As of Monday, 1,415 Americans had died in the Iraq war, according to the Pentagon’s count, and 156 had died in Afghanistan and other locations deemed part of the war on terrorism.

The death gratuity is a one-time payment intended to be given to the family immediately after a service member’s death; it is separate from an array of other survivor benefits such as housing aid.

The $100,000 would apply only in cases where the service member died in a war zone as designated by the secretary of defense. Thus a soldier killed in a training accident in the United States would get the current $12,420, Chu said. Some in Congress have proposed paying an increased gratuity for all deaths.

Increasing since 9-11

In the aftermath of the 9-11 attacks, defense officials decided that the current death payment for troops killed in battle was too little, particularly in light of settlements paid to 9-1 families. The government paid an average $2.1 million to the families of those killed in those attacks.

In 2003 the military gratuity was doubled, from $6,000, where it had stood since 1991, to $12,000, with subsequent increases to account for inflation, bringing it to $12,420 on Jan. 1, 2005. The 2003 legislation also made the payment fully tax-free. Before that, half was taxable.

Lawmakers in both the House and Senate have introduced bills to raise both the gratuity and the life insurance coverage, reflecting a broader trend of more generous military benefit programs, including financial benefits for military retirees, their survivors and families of those killed in battle.

These changes are adding billions to defense budgets and raising questions about whether increasingly costly entitlements are forcing the Pentagon to forgo some investments in weapons programs.

Chu said he was concerned that in recent years Congress had gone too far in expanding military retiree benefits, but he said the proposed increase in survivor benefits was well justified.

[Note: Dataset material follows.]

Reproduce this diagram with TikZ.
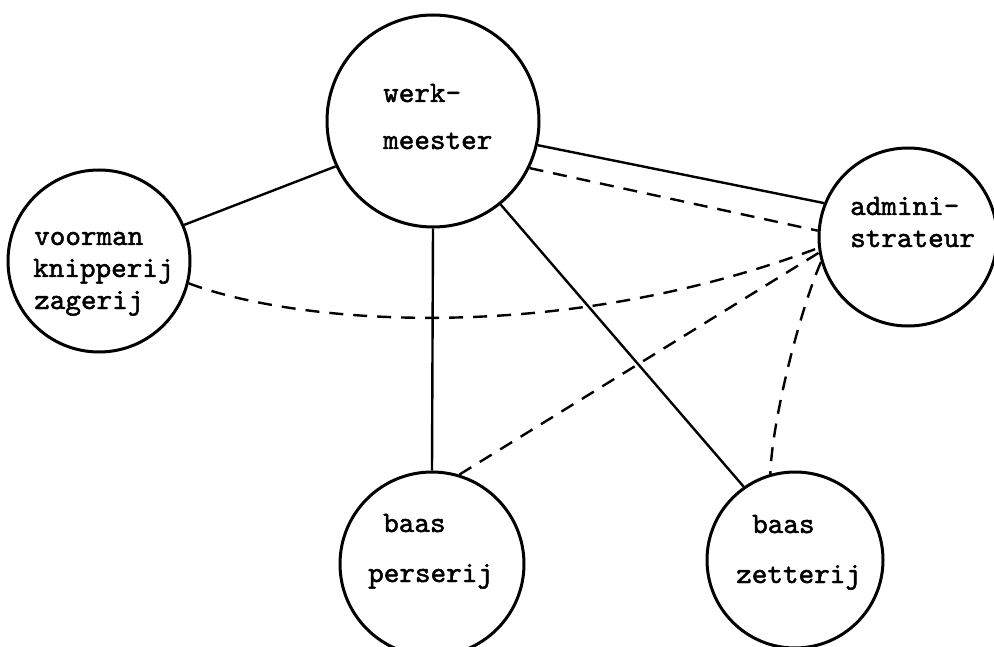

Bigger military benefits that apply mainly to retirees and their families are making it harder for the Pentagon to afford financial incentives targeted at maintaining today’s military, Chu said.

“They are starting to crowd out two things: first, our ability to reward the person who is bearing the burden right now in Iraq or Afghanistan,” Chu said. “(Second), we are undercutting our ability to finance the new gear that is going to make that military person successful five, ten, 15 years from now.”